Furthermore, what counts is not dive angle but rate of descent. The faster you go for a given dive angle, the higher the ROD will be.

Therefore, for a given aircraft configuration, the faster you go, the higher the ROD will be, and its probably something like a cube factor on the speed. So speed is a very powerful determinant of ROD.

The only slight caveat is the statement "for a given aircraft configuration". Obviously if you change the configuration to achieve more drag, you can achieve a steeped angle. BUT if you give up speed limits in order to achieve a steeper angle, you may well (and in many cases do) lose out on ROD.

Going up the back side of the drag curve doesn't work because you get a fair amount of drag, but even if you could get the same dive angle as at Vmo, your rate of descent, which depends on both speed AND dive angle, will be anaemic compared to the VMO case - perhaps only 1/3 the ROD.

- heard of ETOPS?

You might break out of your FAR 91, small plane world and refer to FAR 121.333 and FAR 121.646. Airliners are REQUIRED to provide for a depressurization in passenger operations at the ETP. Wet footprints are NOT allowed.

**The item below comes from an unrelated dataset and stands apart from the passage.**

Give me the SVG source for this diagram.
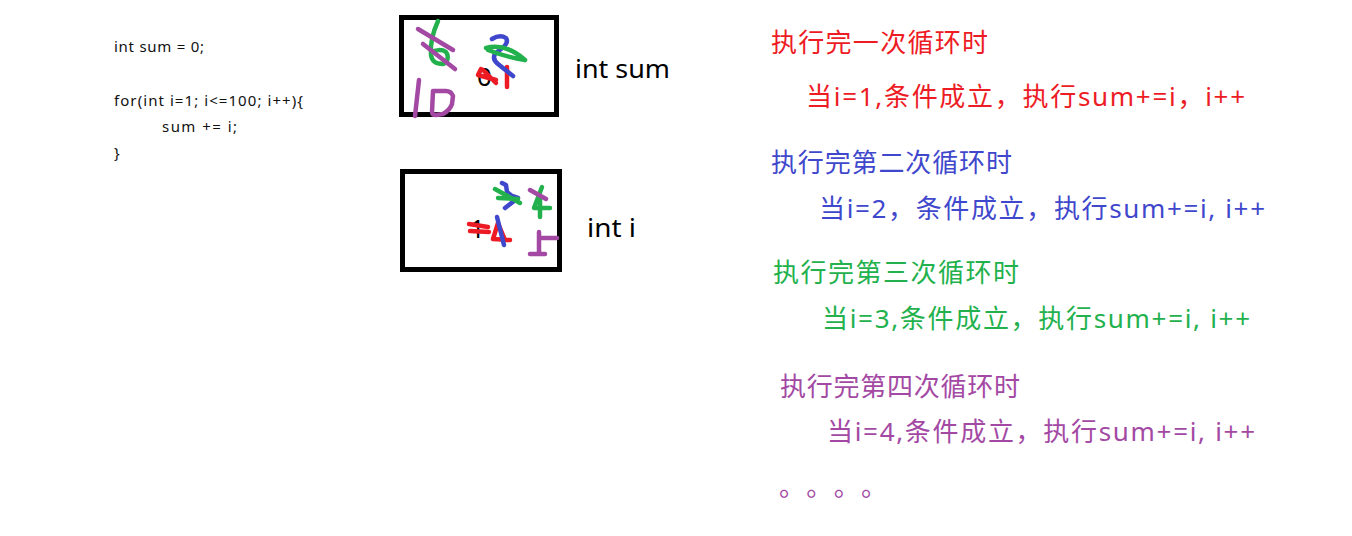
<svg xmlns="http://www.w3.org/2000/svg" width="1352" height="536" viewBox="0 0 1352 536">
<style>
.code{font-family:"Noto Sans","Liberation Sans",sans-serif;font-size:15px;fill:#111}
.lbl{font-family:"Noto Sans","Liberation Sans",sans-serif;font-size:26px;fill:#000}
.cn{font-family:"Noto Sans","Noto Sans CJK SC",sans-serif;font-size:26px}
.box{fill:#fff;stroke:#000;stroke-width:5}
.ink{fill:none;stroke-width:4.5;stroke-linecap:round;stroke-linejoin:round}
.r{stroke:#ED1C24}.b{stroke:#3F48CC}.g{stroke:#22B14C}.p{stroke:#A349A4}
</style>
<rect width="1352" height="536" fill="#fff"/>
<g id="code">
<text class="code" x="114" y="52" textLength="90" lengthAdjust="spacing">int sum = 0;</text>
<text class="code" x="114" y="106" textLength="189" lengthAdjust="spacing">for(int i=1; i&lt;=100; i++){</text>
<text class="code" x="162" y="132" textLength="75" lengthAdjust="spacing">sum += i;</text>
<text class="code" x="114" y="158">}</text>
</g>
<g id="box-sum">
<rect class="box" x="401.5" y="17.5" width="155" height="97"/>
<text class="lbl" x="477" y="86">0</text>
<path class="ink g" d="M438,21 C433,32 430,45 431,55 C432,62 436,64 443,64 C448,63 449,56 446,52 C442,49 435,50 431,52"/>
<path class="ink p" d="M418,29 L453,50 M423,44 L455,69 M419,80 L415,116"/>
<path class="ink p" d="M433,91 L432,112 Q432,115 436,115 L443,114 Q450,110 452,104 L453,96 Q451,91 446,91 L433,91"/>
<path class="ink r" d="M481,69 L478,75 L496,80 M483,70 L496,83 M507,67 L507,87"/>
<path class="ink b" d="M492,39 Q500,34 506,38 Q509,43 502,48 L495,54 Q492,59 498,64 L513,76"/>
<path class="ink g" d="M486,48 Q506,43 525,60 M488,50 Q506,57 525,60"/>
<text class="lbl" x="575" y="78" textLength="95" lengthAdjust="spacingAndGlyphs">int sum</text>
</g>
<g id="box-i">
<rect class="box" x="402.5" y="171.5" width="157" height="98"/>
<text class="lbl" x="470" y="238">1</text>
<path class="ink r" d="M469,224 L488,227 M470,231 L489,232"/>
<path class="ink r" d="M498,223 L493,239 L510,240 M499,226 L505,240"/>
<path class="ink b" d="M497,217 L504,245"/>
<path class="ink b" d="M502,183 L506,185 L507,192 L512,196 L518,198 L505,208"/>
<path class="ink g" d="M495,189 L520,203 M498,198 L518,199"/>
<path class="ink g" d="M542,187 L534,208 L550,208 M540,198 L540,217"/>
<path class="ink p" d="M530,190 L546,199 M539,232 L539,252 M540,238 L557,238 M530,254 L545,254"/>
<text class="lbl" x="587" y="237" textLength="49" lengthAdjust="spacingAndGlyphs">int i</text>
</g>
<g id="notes">
<text class="cn" x="771" y="52" fill="#ED1C24" textLength="217" lengthAdjust="spacing">执行完一次循环时</text>
<text class="cn" x="806" y="106" fill="#ED1C24" textLength="439" lengthAdjust="spacing">当i=1,条件成立，执行sum+=i，i++</text>
<text class="cn" x="771" y="172" fill="#3F48CC" textLength="241" lengthAdjust="spacing">执行完第二次循环时</text>
<text class="cn" x="819" y="218" fill="#3F48CC" textLength="446" lengthAdjust="spacing">当i=2，条件成立，执行sum+=i, i++</text>
<text class="cn" x="773" y="282" fill="#22B14C" textLength="246" lengthAdjust="spacing">执行完第三次循环时</text>
<text class="cn" x="822" y="328" fill="#22B14C" textLength="428" lengthAdjust="spacing">当i=3,条件成立，执行sum+=i, i++</text>
<text class="cn" x="780" y="396" fill="#A349A4" textLength="240" lengthAdjust="spacing">执行完第四次循环时</text>
<text class="cn" x="827" y="441" fill="#A349A4" textLength="428" lengthAdjust="spacing">当i=4,条件成立，执行sum+=i, i++</text>
<text class="cn" x="779" y="496" fill="#A349A4" textLength="108" lengthAdjust="spacing">。。。。</text>
</g>
</svg>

I don't have a B737 FPCCM, but you can be assured that the plan has fuel for a diversion at the ETP, either onward to HI or return to CA. We do it in business jets, the airlines do it. Simple or you don't go.

GF

g.f.

I flew 121 quite often LAX-HNL and return. But, my experience was limited to TWA's L1011-100.

Westbound, once out of LAX about 300 miles SFO was our diversionary alternate until passing the ETP, at which point it became Hilo. Otherwise the wet footprint would be a problem.

Don't know whether that holds true to the 777 or A330 with their awesome range, but it seems like a B737-800 would be more critical than the L1011-100.

BTW, I am in Kauai this week. Landing at Lihue (PHLI) on Friday there was an Alaska Airlines 737 (800?, NG?) parked at the terminal. I presume it came from PANC. Or,perhaps Seattle? Anywhere else seems a bit of a stretch.

I think AS does PLHI-KSEA and PHLI-KLAX right now. -800SFP. All the islands are a stretch in a 737, really.